### TASK STATEMENT
Tally every line of the listing below that holds "using", then give the tally alone.

[Figure scripts]
★ ★ ★
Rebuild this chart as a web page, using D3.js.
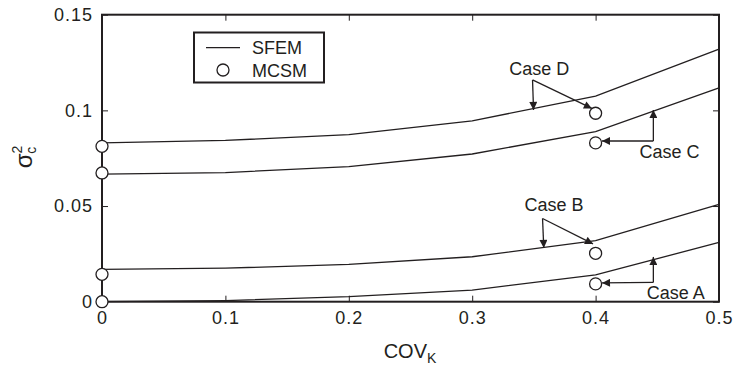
<!DOCTYPE html>
<html><head><meta charset="utf-8">
<script src="https://cdn.jsdelivr.net/npm/d3@7"></script>
<style>
body{margin:0;background:#fff;}
text{font-family:"Liberation Sans",Arial,Helvetica,sans-serif;fill:#231f20;}
</style></head>
<body><svg id="c" width="736" height="367"></svg>
<script>
const covK = [0, 0.1, 0.2, 0.3, 0.4, 0.5];
const sfemD = [0.0830, 0.0843, 0.0873, 0.0945, 0.1075, 0.1320];
const sfemC = [0.0667, 0.0675, 0.0706, 0.0772, 0.0889, 0.1118];
const sfemB = [0.0169, 0.0175, 0.0195, 0.0235, 0.0319, 0.0509];
const sfemA = [0.0000, 0.0006, 0.0026, 0.0061, 0.0140, 0.0310];
const mcsmX = [0, 0.4];
const mcsmD = [0.0812, 0.0985];
const mcsmC = [0.0673, 0.0830];
const mcsmB = [0.0143, 0.0253];
const mcsmA = [0.0000, 0.0093];
const xTicks = [0, 0.1, 0.2, 0.3, 0.4, 0.5];
const xTickLabels = ["0", "0.1", "0.2", "0.3", "0.4", "0.5"];
const yTicks = [0, 0.05, 0.1, 0.15];
const yTickLabels = ["0", "0.05", "0.1", "0.15"];
// annotations in data units
const caseLabels = ["Case D", "Case C", "Case B", "Case A"];
const caseText = [[0.3544, 0.1185], [0.4599, 0.0753], [0.3663, 0.0476], [0.4649, 0.0013]];
const caseArrows = [
  [[0.3489, 0.1159], [0.3497, 0.1002], [0.3489, 0.1159], [0.3970, 0.1010]],
  [[0.4468, 0.0840], [0.4468, 0.1002], [0.4468, 0.0840], [0.4052, 0.0840]],
  [[0.3570, 0.0435], [0.3580, 0.0281], [0.3570, 0.0435], [0.3979, 0.0302]],
  [[0.4468, 0.0101], [0.4468, 0.0234], [0.4468, 0.0101], [0.4052, 0.0098]]
];

const W = 736, H = 367;
const m = {l: 102, t: 14.7, r: 17, b: 65.3};
const svg = d3.select("#c");
const x = d3.scaleLinear().domain([0, 0.5]).range([m.l, W - m.r]);
const y = d3.scaleLinear().domain([0, 0.15]).range([H - m.b, m.t]);
const ink = "#231f20";

svg.append("defs").append("marker").attr("id", "ah")
  .attr("viewBox", "0 0 10 10").attr("refX", 10).attr("refY", 5)
  .attr("markerWidth", 11).attr("markerHeight", 8).attr("markerUnits", "userSpaceOnUse")
  .attr("orient", "auto")
  .append("path").attr("d", "M0,0 L10,5 L0,10 z").attr("fill", ink);

// axes with inward ticks
const xb = svg.append("g").attr("transform", `translate(0,${H - m.b})`)
  .call(d3.axisBottom(x).tickValues(xTicks).tickFormat((d, i) => xTickLabels[i]).tickSizeInner(-6).tickSizeOuter(0).tickPadding(10));
const xt = svg.append("g").attr("transform", `translate(0,${m.t})`)
  .call(d3.axisTop(x).tickValues(xTicks).tickFormat("").tickSizeInner(-6).tickSizeOuter(0));
const yl = svg.append("g").attr("transform", `translate(${m.l},0)`)
  .call(d3.axisLeft(y).tickValues(yTicks).tickFormat((d, i) => yTickLabels[i]).tickSizeInner(-6).tickSizeOuter(0).tickPadding(9));
const yr = svg.append("g").attr("transform", `translate(${W - m.r},0)`)
  .call(d3.axisRight(y).tickValues(yTicks).tickFormat("").tickSizeInner(-6).tickSizeOuter(0));
[xb, xt, yl, yr].forEach(g => {
  g.selectAll(".domain").remove();
  g.selectAll(".tick line").attr("stroke", ink).attr("stroke-width", 1);
  g.selectAll("text").attr("font-size", 18).attr("fill", ink)
    .attr("font-family", "Liberation Sans, Arial, sans-serif").style("letter-spacing", "1px");
});
svg.append("rect").attr("x", m.l).attr("y", m.t)
  .attr("width", W - m.r - m.l).attr("height", H - m.b - m.t)
  .attr("fill", "none").attr("stroke", ink).attr("stroke-width", 2);

// SFEM lines
const line = d3.line().x((d, i) => x(covK[i])).y(d => y(d));
[sfemD, sfemC, sfemB, sfemA].forEach(s => {
  svg.append("path").datum(s).attr("d", line).attr("fill", "none")
    .attr("stroke", ink).attr("stroke-width", 1.3);
});
// MCSM circles
[mcsmD, mcsmC, mcsmB, mcsmA].forEach(s => {
  svg.selectAll(null).data(s).enter().append("circle")
    .attr("cx", (d, i) => x(mcsmX[i])).attr("cy", d => y(d)).attr("r", 6)
    .attr("fill", "#fff").attr("stroke", ink).attr("stroke-width", 1.3);
});

// annotations
caseLabels.forEach((lab, k) => {
  svg.append("text").attr("x", x(caseText[k][0])).attr("y", y(caseText[k][1]))
    .attr("text-anchor", "middle").attr("font-size", 18).text(lab);
  const a = caseArrows[k];
  for (let j = 0; j < 2; j++) {
    svg.append("line")
      .attr("x1", x(a[2 * j][0])).attr("y1", y(a[2 * j][1]))
      .attr("x2", x(a[2 * j + 1][0])).attr("y2", y(a[2 * j + 1][1]))
      .attr("stroke", ink).attr("stroke-width", 1.3).attr("marker-end", "url(#ah)");
  }
});

// legend
const lg = svg.append("g");
lg.append("rect").attr("x", 194).attr("y", 32.5).attr("width", 130).attr("height", 50)
  .attr("fill", "#fff").attr("stroke", ink).attr("stroke-width", 2);
lg.append("line").attr("x1", 206).attr("x2", 240).attr("y1", 47.7).attr("y2", 47.7)
  .attr("stroke", ink).attr("stroke-width", 1.3);
lg.append("circle").attr("cx", 223).attr("cy", 70).attr("r", 6)
  .attr("fill", "#fff").attr("stroke", ink).attr("stroke-width", 1.3);
lg.append("text").attr("x", 252).attr("y", 54).attr("font-size", 18).text("SFEM");
lg.append("text").attr("x", 252).attr("y", 76.5).attr("font-size", 18).text("MCSM");

// axis titles
const xl = svg.append("text").attr("x", 410).attr("y", 358).attr("text-anchor", "middle").attr("font-size", 20);
xl.append("tspan").text("COV");
xl.append("tspan").attr("font-size", 14).attr("dy", 5).text("K");
const ylab = svg.append("text").attr("transform", "translate(32,157) rotate(-90)")
  .attr("text-anchor", "middle").attr("font-size", 24);
ylab.append("tspan").text("σ");
ylab.append("tspan").attr("font-size", 14).attr("dy", -10).text("2");
ylab.append("tspan").attr("font-size", 14).attr("dx", -8).attr("dy", 14).text("c");
</script></body></html>
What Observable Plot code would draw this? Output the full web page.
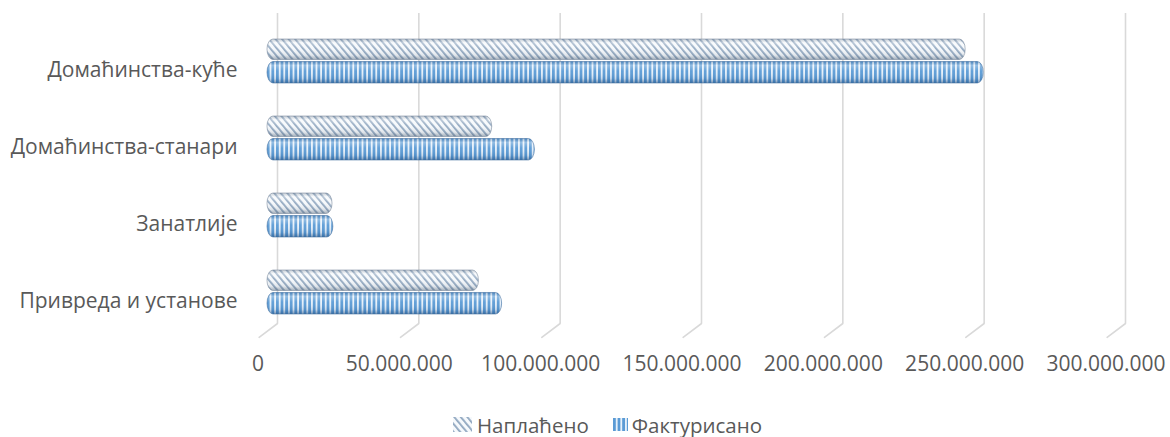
<!DOCTYPE html>
<html>
<head>
<meta charset="utf-8">
<script src="https://cdn.jsdelivr.net/npm/d3@7"></script>
<script src="https://cdn.jsdelivr.net/npm/@observablehq/plot@0.6"></script>
<style>
  body { margin: 0; background: #fff; font-family: "Open Sans", sans-serif; overflow: hidden; }
  #legend { width: 1170px; height: 37px; box-sizing: border-box; padding-top: 12px; padding-left: 453px;
            display: flex; align-items: center; font-size: 20.5px; color: #595959; line-height: 24px; }
  #legend .item { display: flex; align-items: center; }
  #legend svg { display: block; }
</style>
</head>
<body>
<div id="chart"></div>
<div id="legend"></div>
<script>
// ---- data ----
const categories = ["Домаћинства-куће", "Домаћинства-станари", "Занатлије", "Привреда и установе"];
const seriesNames = ["Наплаћено", "Фактурисано"];
const naplaceno   = [247.0e6, 79.5e6, 23.0e6, 74.8e6];
const fakturisano = [253.4e6, 94.6e6, 23.3e6, 83.0e6];
const xTicks = [0, 50e6, 100e6, 150e6, 200e6, 250e6, 300e6];

const rowsN = categories.map((c, i) => ({category: c, series: seriesNames[0], value: naplaceno[i]}));
const rowsF = categories.map((c, i) => ({category: c, series: seriesNames[1], value: fakturisano[i]}));

const fmt = d3.formatLocale({decimal: ",", thousands: ".", grouping: [3], currency: ["", ""]}).format(",");
const grid = "#d9d9d9";
const textColor = "#595959";

const plot = Plot.plot({
  width: 1170,
  height: 400,
  marginTop: 13,
  marginBottom: 77,
  marginLeft: 267,
  marginRight: 55,
  style: {fontFamily: "Open Sans", fontSize: "21px", color: textColor, background: "#fff"},
  x: {domain: [0, 300e6], axis: null},
  y: {type: "band", domain: categories, range: [22, 330], padding: 0, axis: null},
  marks: [
    Plot.ruleX(xTicks, {x: d => d, dx: 10, stroke: grid, strokeWidth: 1.6}),
    Plot.vector(xTicks, {x: d => d, frameAnchor: "bottom", dx: 10, length: 23, rotate: 233,
      anchor: "start", shape: "spike", r: 0, fill: "none", stroke: grid, strokeWidth: 1.6}),
    Plot.text(xTicks, {x: d => d, text: d => fmt(d), frameAnchor: "bottom", dy: 47, dx: -9.5,
      fill: textColor, fontSize: 21}),
    Plot.text(categories, {y: d => d, text: d => d, frameAnchor: "left", dx: -30, dy: 9,
      textAnchor: "end", fill: textColor, fontSize: 21}),
    // Наплаћено (back row)
    Plot.barX(rowsN, {x: "value", y: "category", insetTop: 17, insetBottom: 39.5, rx: 6, ry: 10,
      fill: "url(#patN)"}),
    Plot.barX(rowsN, {x: "value", y: "category", insetTop: 17, insetBottom: 39.5, rx: 6, ry: 10,
      fill: "url(#shadeN)", stroke: "#7f8ea0", strokeOpacity: 0.6, strokeWidth: 1}),
    // Фактурисано (front row)
    Plot.barX(rowsF, {x: "value", y: "category", insetTop: 39.5, insetBottom: 16, rx: 6, ry: 11,
      fill: "url(#patF)"}),
    Plot.barX(rowsF, {x: "value", y: "category", insetTop: 39.5, insetBottom: 16, rx: 6, ry: 11,
      fill: "url(#shadeF)", stroke: "#3f6e9f", strokeOpacity: 0.55, strokeWidth: 1})
  ]
});
document.getElementById("chart").appendChild(plot);

// ---- pattern / gradient definitions ----
const defs = d3.select(plot).insert("defs", ":first-child");
const pN = defs.append("pattern").attr("id", "patN").attr("patternUnits", "userSpaceOnUse")
  .attr("width", 5).attr("height", 5).attr("patternTransform", "rotate(-40)");
pN.append("rect").attr("width", 5).attr("height", 5).attr("fill", "#f6f9fc");
pN.append("rect").attr("width", 1.8).attr("height", 5).attr("fill", "#8fa6bf");

const pF = defs.append("pattern").attr("id", "patF").attr("patternUnits", "userSpaceOnUse")
  .attr("width", 4.6).attr("height", 10);
pF.append("rect").attr("width", 4.6).attr("height", 10).attr("fill", "#eaf3fc");
pF.append("rect").attr("width", 2.8).attr("height", 10).attr("fill", "#5b9bd5");

function shade(id, dark, k) {
  const g = defs.append("linearGradient").attr("id", id)
    .attr("x1", 0).attr("y1", 0).attr("x2", 0).attr("y2", 1);
  [[0, dark, 0.3 * k], [0.18, "#ffffff", 0.35], [0.45, "#ffffff", 0.05], [0.8, dark, 0.15 * k], [1, dark, 0.55 * k]]
    .forEach(([o, c, a]) => g.append("stop").attr("offset", o).attr("stop-color", c).attr("stop-opacity", a));
}
shade("shadeN", "#4d6075", 0.9);
shade("shadeF", "#1d4a7d", 1);

// ---- legend ----
const legend = d3.select("#legend");
const it1 = legend.append("div").attr("class", "item");
const s1 = it1.append("svg").attr("width", 19).attr("height", 15).style("margin-right", "5px");
s1.append("rect").attr("width", 19).attr("height", 15).attr("fill", "url(#patN)");
it1.append("span").text(seriesNames[0]);
const it2 = legend.append("div").attr("class", "item").style("margin-left", "24px");
const s2 = it2.append("svg").attr("width", 15).attr("height", 13).style("margin-right", "4px");
s2.append("rect").attr("width", 15).attr("height", 13).attr("fill", "url(#patF)");
it2.append("span").text(seriesNames[1]);
</script>
</body>
</html>
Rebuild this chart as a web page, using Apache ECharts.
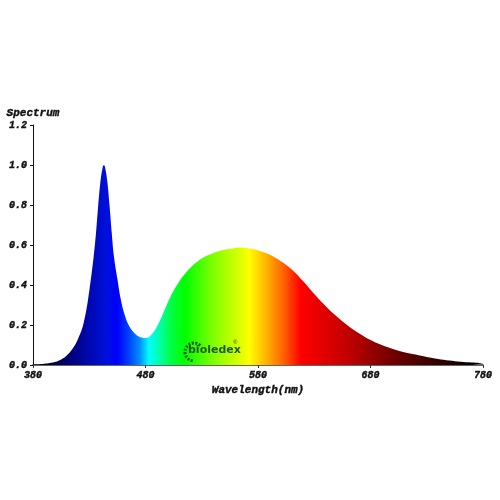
<!DOCTYPE html>
<html><head><meta charset="utf-8">
<script src="https://cdn.jsdelivr.net/npm/echarts@6/dist/echarts.min.js"></script>
<style>html,body{margin:0;padding:0;background:#fff}#c{width:500px;height:500px}</style>
</head><body><div id="c"></div>
<script>
const wavelengths = [380,385,390,395,400,405,410,415,420,425,430,435,438,440,442,443,444,446,448,450,452,455,458,461,465,470,475,480,485,490,495,500,505,510,515,520,525,530,540,550,560,565,570,580,590,600,610,620,630,640,650,660,670,680,690,700,710,720,730,740,750,760,770,780];
const spectrum = [0.002,0.003,0.006,0.010,0.016,0.028,0.048,0.08,0.13,0.21,0.37,0.60,0.80,0.92,0.99,1.0,0.99,0.92,0.80,0.66,0.54,0.43,0.33,0.26,0.20,0.16,0.14,0.135,0.15,0.19,0.25,0.315,0.372,0.418,0.455,0.486,0.512,0.533,0.559,0.576,0.585,0.587,0.585,0.573,0.552,0.52,0.478,0.42,0.355,0.295,0.242,0.196,0.158,0.125,0.10,0.08,0.064,0.052,0.04,0.03,0.022,0.016,0.012,0.009];
const xTicks = [380,480,580,680,780];
const yTicks = [0,0.2,0.4,0.6,0.8,1.0,1.2];
const xName = 'Wavelength(nm)';
const yName = 'Spectrum';

const colorStops = [
  [380,'#050012'],[400,'#000045'],[415,'#000080'],[430,'#0008b0'],[445,'#0010dc'],[455,'#0000ff'],
  [465,'#0040ff'],[475,'#0090ff'],[483,'#00ffff'],[493,'#00ffa0'],[503,'#00ff40'],
  [515,'#00ff00'],[540,'#80ff00'],[563,'#d8ff00'],[572,'#ffff00'],[588,'#ffb000'],
  [603,'#ff6000'],[618,'#ff0000'],[660,'#c00000'],[700,'#700000'],[740,'#300000'],[780,'#000000']
].map(([w,c]) => ({offset:(w-380)/400, color:c}));

const font = '"Liberation Mono","Courier New",monospace';
const txt = {fontFamily:font,fontWeight:'bold',fontStyle:'italic',color:'#111',textBorderColor:'#111',textBorderWidth:0.4};
const chart = echarts.init(document.getElementById('c'), null, {renderer:'canvas'});
chart.setOption({
  animation:false,
  grid:{left:33,right:17,top:125,bottom:135},
  xAxis:{
    type:'value', min:380, max:780, interval:100,
    name:xName, nameLocation:'middle', nameGap:20,
    nameTextStyle:Object.assign({fontSize:11},txt),
    axisLine:{lineStyle:{color:'#333',width:1.5}},
    axisTick:{show:true,length:3,lineStyle:{color:'#333'}},
    axisLabel:Object.assign({fontSize:10,margin:5,formatter:v=>xTicks.includes(v)?String(v):''},txt),
    splitLine:{show:false}
  },
  yAxis:{
    type:'value', min:0, max:1.2, interval:0.2,
    name:yName, nameLocation:'end', nameGap:6,
    nameTextStyle:Object.assign({fontSize:11,align:'center'},txt),
    axisLine:{show:true,lineStyle:{color:'#111',width:1}},
    axisTick:{show:true,length:3,lineStyle:{color:'#111'}},
    axisLabel:Object.assign({fontSize:10,margin:6,formatter:v=>v.toFixed(1)},txt),
    splitLine:{show:false}
  },
  series:[{
    type:'line', smooth:0.4, showSymbol:false,
    data:wavelengths.map((w,i)=>[w,spectrum[i]]),
    lineStyle:{width:0},
    areaStyle:{opacity:1,color:{type:'linear',x:0,y:0,x2:1,y2:0,colorStops:colorStops}}
  }],
  graphic:[
    {type:'arc',shape:{cx:194,cy:352,r:9,startAngle:Math.PI*0.55,endAngle:Math.PI*1.75},
      style:{stroke:'#1d5c1d',lineWidth:3,fill:null,lineDash:[2,1.5]},z:100},
    {type:'text',left:188,top:345,style:{text:'bioledex',fill:'#1d5c1d',font:'bold 11px "DejaVu Sans", sans-serif'},z:100},
    {type:'text',left:233,top:339,style:{text:'®',fill:'#1d5c1d',font:'6px sans-serif'},z:100}
  ]
});
</script></body></html>
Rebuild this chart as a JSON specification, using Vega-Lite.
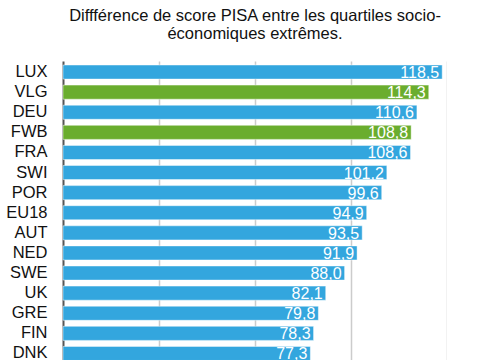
★ ★ ★
### RESULT FOR THIS TASK
3